For UK defence planners, the Motorola-Nokia offering supplies a pragmatic bridge between legacy mission-critical voice and a future where every forward sensor and platform is a data source. It does not replace long-term procurement programmes outright; rather, it provides a modular, upgradeable architecture that commanders can use while larger, more complex procurement tracks progress. If Norfolk-style brigades require more mobile broadband, or if expeditionary units must operate in peer contestation, a containerized, layered network can be scaled and adapted to mission need. The long-term utility will depend on how the solution performs in contested electromagnetic conditions, its lifecycle costs, and how easily it integrates with doctrine and existing C4I systems.
The industry context also matters for capability sustainment. Motorola’s integration of MANET capability through the Silvus acquisition shortens the innovation cycle for mesh-enabled backhaul. Nokia’s ongoing work on mission-hardened handsets and private 5G cores reflects a push by telecom vendors into defense markets worldwide. Taken together, these moves illustrate how commercial telecom architectures and specialized tactical radio capabilities are converging into fieldable products for armed forces that need both voice resilience and broadband performance.
The Motorola-Nokia collaboration will be watched closely by procurement officials and unit commanders. If the containerized stacks meet claims for rapid setup, interoperability, and robust mesh backhaul under operational stress, they could become a model for how Western militaries combine legacy TETRA voice with cellular-class data in contested or austere environments. The choice for any force will come down to real-world performance, integration with doctrine, and how the system holds up when sensors, drones and human teams rely on it to make time-critical decisions.

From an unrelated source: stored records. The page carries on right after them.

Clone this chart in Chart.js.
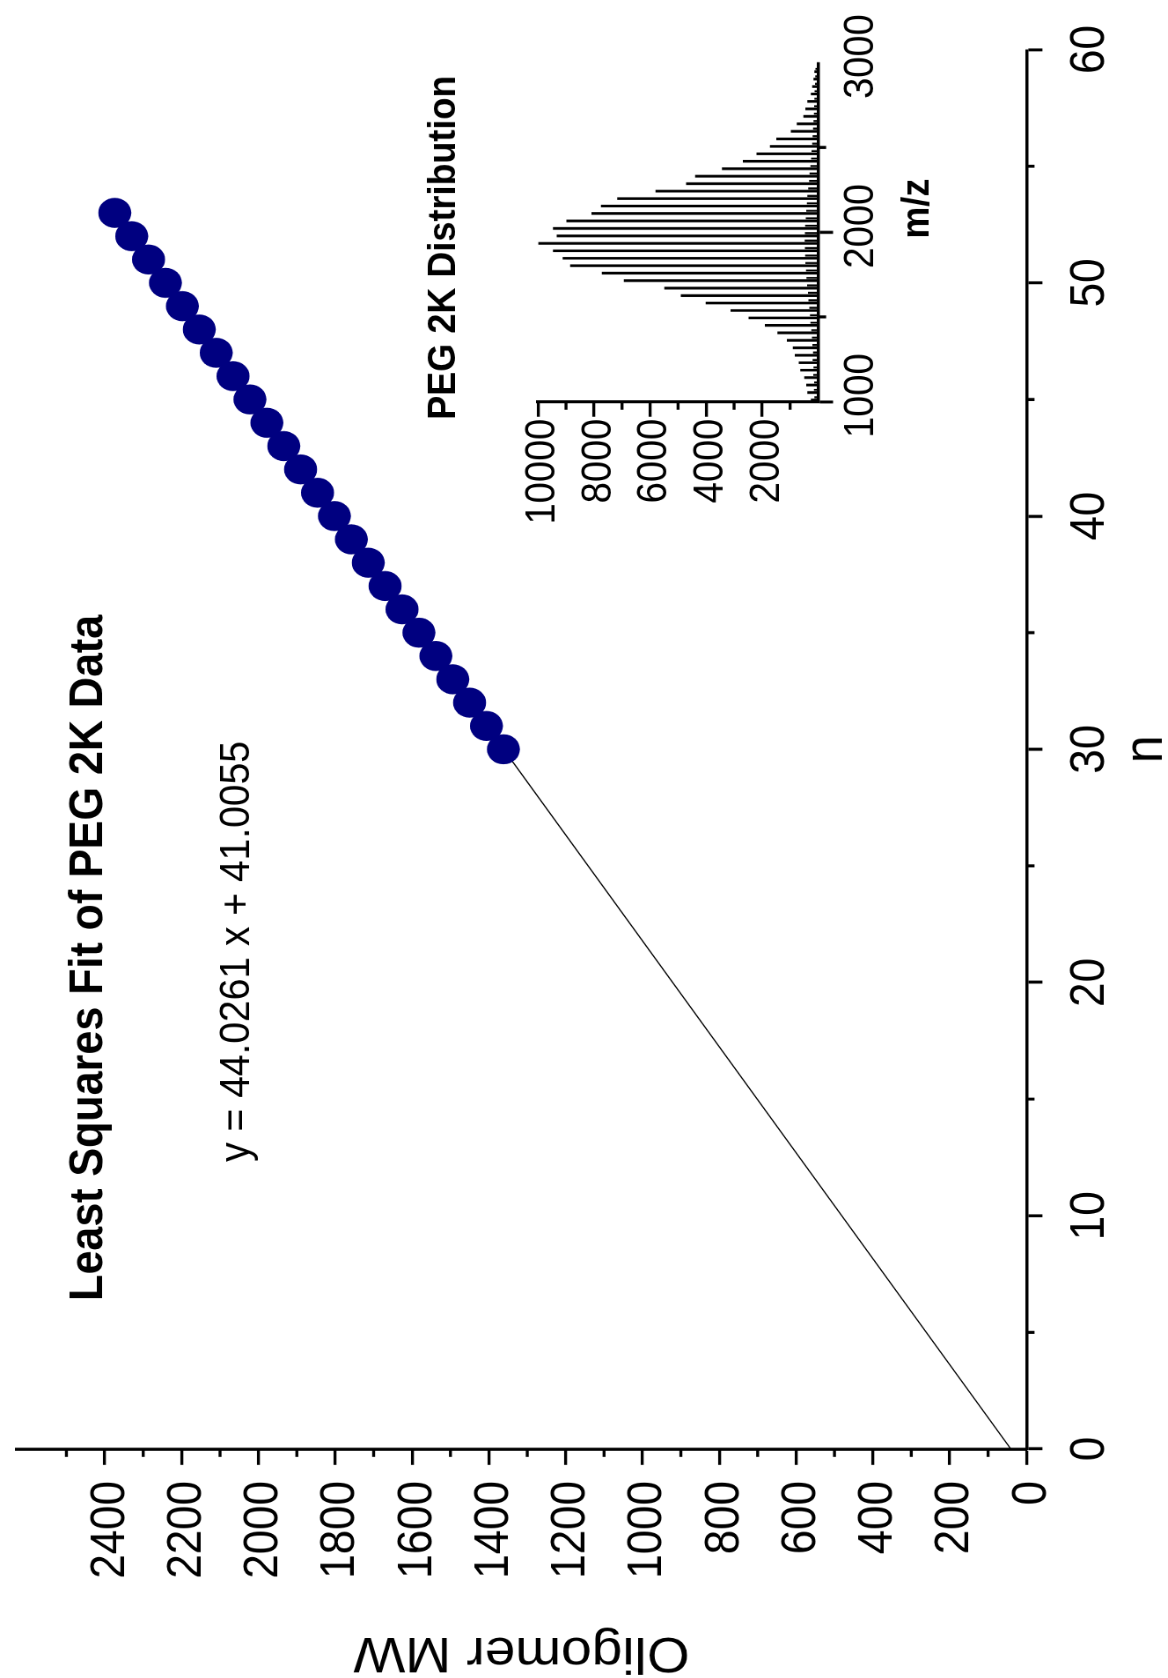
<!DOCTYPE html>
<html>
<head>
<meta charset="utf-8">
<title>Least Squares Fit of PEG 2K Data</title>
<script src="https://cdn.jsdelivr.net/npm/chart.js@4.4.1/dist/chart.umd.min.js"></script>
<style>
  html, body { margin: 0; padding: 0; background: #fff; overflow: hidden; }
  /* the figure is laid out landscape and turned a quarter turn, slightly stretched across */
  #stage {
    position: absolute; left: 0; top: 0;
    width: 1678px; height: 1062px;
    transform-origin: 0 0;
    transform: translateY(1678px) rotate(-90deg) scaleY(1.0998);
  }
  #stage canvas { position: absolute; left: 0; top: 0; }
</style>
</head>
<body>
<div id="stage">
  <canvas id="mainChart" width="1678" height="1062"></canvas>
  <canvas id="insetChart" width="1678" height="1062"></canvas>
</div>
<script>
// main plot: oligomer number vs MW
const nValues = [30, 31, 32, 33, 34, 35, 36, 37, 38, 39, 40, 41, 42, 43, 44, 45, 46, 47, 48, 49, 50, 51, 52, 53];
const mwValues = [1362, 1406, 1450, 1494, 1538, 1582, 1626, 1670, 1714, 1758, 1802, 1846, 1890, 1934, 1978, 2022, 2066, 2110, 2154, 2198, 2242, 2286, 2330, 2374];
const fitN = [0, 53];
const fitMW = [41, 2374];
const nTicks = [0, 10, 20, 30, 40, 50, 60];
const nMinor = [5, 15, 25, 35, 45, 55];
const mwTicks = [0, 200, 400, 600, 800, 1000, 1200, 1400, 1600, 1800, 2000, 2200, 2400];
const mwMinor = [100, 300, 500, 700, 900, 1100, 1300, 1500, 1700, 1900, 2100, 2300, 2500];

// inset: PEG 2K mass spectrum
const mzMajor = [1010, 1054, 1098, 1142, 1186, 1230, 1274, 1318, 1362, 1406, 1450, 1494, 1538, 1582, 1626, 1670, 1714, 1758, 1802, 1846, 1890, 1934, 1978, 2022, 2066, 2110, 2154, 2198, 2242, 2286, 2330, 2374, 2418, 2462, 2506, 2550, 2595, 2639, 2683, 2727, 2771, 2815, 2859, 2903, 2947];
const intMajor = [250, 370, 410, 480, 620, 680, 820, 890, 1100, 1440, 1890, 2470, 3110, 4000, 4890, 5480, 6920, 7710, 8840, 9110, 9450, 9980, 9320, 9450, 8970, 8080, 7740, 7160, 5790, 4700, 4380, 3420, 2670, 2190, 1710, 1480, 960, 750, 510, 440, 370, 250, 200, 150, 120];
const mzMinor = [1026, 1070, 1114, 1158, 1202, 1246, 1290, 1334, 1378, 1422, 1466, 1510, 1554, 1598, 1642, 1686, 1730, 1774, 1818, 1862, 1906, 1950, 1994, 2038, 2082, 2126, 2170, 2214, 2258, 2302, 2346, 2390, 2434, 2478, 2522, 2566, 2611, 2655, 2699, 2743, 2787, 2831, 2875, 2919, 2963];
const intMinor = [120, 140, 130, 160, 150, 180, 170, 190, 210, 230, 260, 280, 300, 330, 350, 380, 400, 420, 440, 450, 460, 470, 460, 450, 430, 410, 390, 370, 340, 310, 290, 260, 240, 220, 200, 180, 170, 150, 140, 130, 120, 110, 100, 90, 80];
const mzTicks = [1000, 2000, 3000];
const mzMinorTicks = [1500, 2500];
const intTicks = [2000, 4000, 6000, 8000, 10000];
const intMinorTicks = [1000, 3000, 5000, 7000, 9000];

Chart.defaults.font.family = "'Liberation Sans', Arial, sans-serif";
Chart.defaults.color = "#000";

// short unlabelled ticks between the major ones
function minorTicks(id, marks) {
  return {
    id: id,
    afterDraw(chart) {
      const ctx = chart.ctx;
      marks.forEach((m) => {
        const scale = chart.scales[m.scale];
        ctx.save();
        ctx.strokeStyle = "#000";
        ctx.lineWidth = m.width;
        m.values.forEach((v) => {
          const p = scale.getPixelForValue(v);
          ctx.beginPath();
          if (scale.isHorizontal()) {
            ctx.moveTo(p, scale.top);
            ctx.lineTo(p, scale.top + m.length);
          } else {
            ctx.moveTo(scale.right, p);
            ctx.lineTo(scale.right - m.length, p);
          }
          ctx.stroke();
        });
        ctx.restore();
      });
    },
  };
}

// free text placed in data units
function textLabels(id, items) {
  return {
    id: id,
    afterDatasetsDraw(chart) {
      const ctx = chart.ctx;
      items.forEach((t) => {
        ctx.save();
        ctx.font = t.font;
        ctx.fillStyle = "#000";
        ctx.textAlign = t.align;
        ctx.textBaseline = "alphabetic";
        ctx.fillText(
          t.text,
          chart.scales.x.getPixelForValue(t.x),
          chart.scales.y.getPixelForValue(t.y)
        );
        ctx.restore();
      });
    },
  };
}

const fontFamily = "'Liberation Sans', Arial, sans-serif";

new Chart(document.getElementById("mainChart"), {
  type: "scatter",
  data: {
    datasets: [
      {
        label: "Oligomer MW",
        data: nValues.map((n, i) => ({ x: n, y: mwValues[i] })),
        backgroundColor: "#000080",
        borderWidth: 0,
        pointRadius: 15,
        pointHoverRadius: 15,
        order: 0,
      },
      {
        label: "Fit",
        data: fitN.map((n, i) => ({ x: n, y: fitMW[i] })),
        showLine: true,
        borderColor: "#000",
        borderWidth: 1.2,
        pointRadius: 0,
        order: 1,
      },
    ],
  },
  options: {
    responsive: false,
    animation: false,
    devicePixelRatio: 1.25,
    events: [],
    layout: { padding: { left: 0, right: 50, top: 11, bottom: 0 } },
    plugins: { legend: { display: false }, tooltip: { enabled: false } },
    scales: {
      x: {
        type: "linear",
        min: 0,
        max: 60,
        afterBuildTicks: (s) => {
          s.ticks = nTicks.map((v) => ({ value: v }));
        },
        afterFit: (s) => {
          s.height = 129;
          s.paddingLeft = 0;
          s.paddingRight = 0;
        },
        border: { color: "#000", width: 2.7 },
        grid: { drawOnChartArea: false, tickLength: 14.5, tickWidth: 3, tickColor: "#000" },
        ticks: { font: { size: 44 }, padding: 17, maxRotation: 0, autoSkip: false, callback: (v) => String(v) },
        title: { display: true, text: "n", font: { size: 50, lineHeight: 0.8 }, padding: { top: 0, bottom: 0 } },
      },
      y: {
        type: "linear",
        min: 0,
        max: 2630,
        afterBuildTicks: (s) => {
          s.ticks = mwTicks.map((v) => ({ value: v }));
        },
        afterFit: (s) => {
          s.width = 229;
          s.paddingTop = 0;
          s.paddingBottom = 0;
        },
        border: { color: "#000", width: 3 },
        grid: { drawOnChartArea: false, tickLength: 16, tickWidth: 2.7, tickColor: "#000" },
        ticks: { font: { size: 44 }, padding: 16, labelOffset: 5, autoSkip: false, callback: (v) => String(v) },
        title: { display: true, text: "Oligomer MW", font: { size: 50, lineHeight: 1 }, padding: { top: 1, bottom: 0 } },
      },
    },
  },
  plugins: [
    minorTicks("mainMinor", [
      { scale: "x", values: nMinor, length: 7.3, width: 3 },
      { scale: "y", values: mwMinor, length: 8, width: 2.7 },
    ]),
    textLabels("mainText", [
      { text: "Least Squares Fit of PEG 2K Data", x: 6.35, y: 2408, align: "left", font: "bold 43px " + fontFamily },
      { text: "y = 44.0261 x + 41.0055", x: 12.31, y: 2025, align: "left", font: "39px " + fontFamily },
    ]),
  ],
});

new Chart(document.getElementById("insetChart"), {
  type: "bar",
  data: {
    datasets: [
      {
        label: "PEG 2K",
        data: mzMajor.map((m, i) => ({ x: m, y: intMajor[i] })),
        backgroundColor: "#000",
        borderWidth: 0,
        barThickness: 2,
        grouped: false,
      },
      {
        label: "minor",
        data: mzMinor.map((m, i) => ({ x: m, y: intMinor[i] })),
        backgroundColor: "#000",
        borderWidth: 0,
        barThickness: 1.3,
        grouped: false,
      },
    ],
  },
  options: {
    responsive: false,
    animation: false,
    devicePixelRatio: 1.25,
    events: [],
    layout: { padding: { left: 1096, right: 63, top: 489, bottom: 0 } },
    plugins: { legend: { display: false }, tooltip: { enabled: false } },
    scales: {
      x: {
        type: "linear",
        min: 1000,
        max: 3000,
        offset: false,
        afterBuildTicks: (s) => {
          s.ticks = mzTicks.map((v) => ({ value: v }));
        },
        afterFit: (s) => {
          s.height = 318.4;
          s.paddingLeft = 0;
          s.paddingRight = 0;
        },
        border: { color: "#000", width: 2.7 },
        grid: {
          offset: false,
          drawOnChartArea: false,
          tickLength: 13.6,
          tickWidth: 3,
          tickColor: (c) => (c.tick && c.tick.value === 3000 ? "rgba(0,0,0,0)" : "#000"),
        },
        ticks: { font: { size: 38 }, padding: 3, labelOffset: 6, maxRotation: 0, autoSkip: false, callback: (v) => String(v) },
      },
      y: {
        type: "linear",
        min: 0,
        max: 10000,
        afterBuildTicks: (s) => {
          s.ticks = intTicks.map((v) => ({ value: v }));
        },
        afterFit: (s) => {
          s.width = 180;
          s.paddingTop = 0;
          s.paddingBottom = 0;
        },
        border: { color: "#000", width: 3 },
        grid: { drawOnChartArea: false, tickLength: 15, tickWidth: 2.7, tickColor: "#000" },
        ticks: { font: { size: 38 }, padding: 2, labelOffset: 4.5, autoSkip: false, callback: (v) => String(v) },
      },
    },
  },
  plugins: [
    minorTicks("insetMinor", [
      { scale: "x", values: mzMinorTicks, length: 7.3, width: 3 },
      { scale: "y", values: intMinorTicks, length: 8, width: 2.7 },
    ]),
    textLabels("insetText", [
      { text: "PEG 2K Distribution", x: 894, y: 12960, align: "left", font: "bold 36px " + fontFamily },
      { text: "m/z", x: 2139, y: -3943, align: "center", font: "bold 36px " + fontFamily },
    ]),
  ],
});
</script>
</body>
</html>
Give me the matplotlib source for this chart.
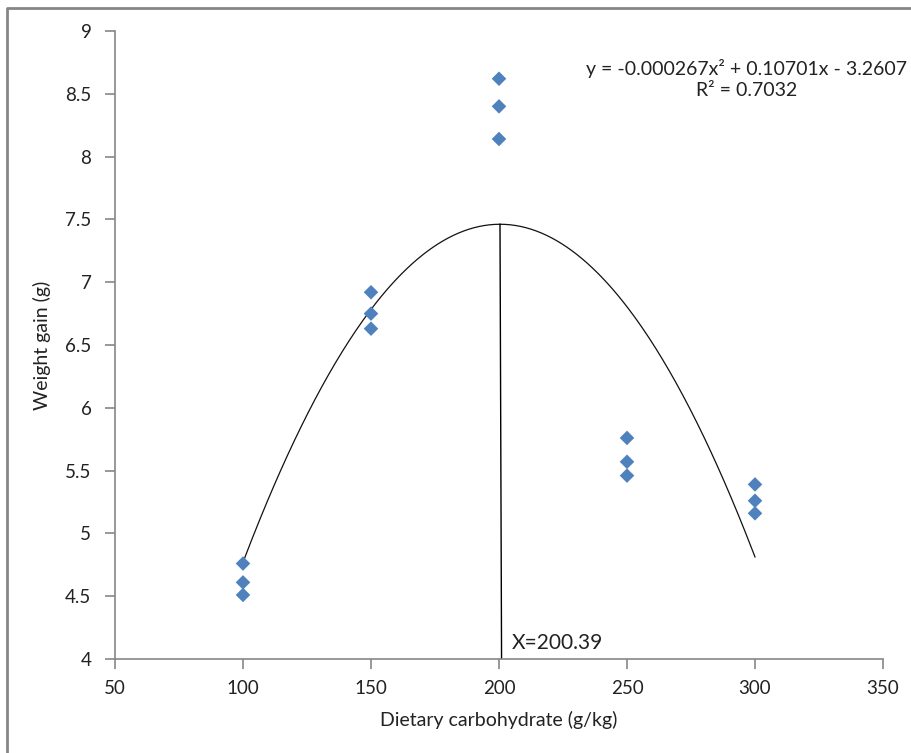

Motorola’s and Nokia’s announcements represent an incremental but practical advance in tactical networking. The next steps will be visible in field trials, exercises and any follow-on procurements that prove the system under realistic conditions. For now, the partnership offers a concrete example of how containerized, layered architectures can compress deployment time, extend connectivity, and bring broadband tools to front-line commanders who must fuse many streams of data into a single operational picture.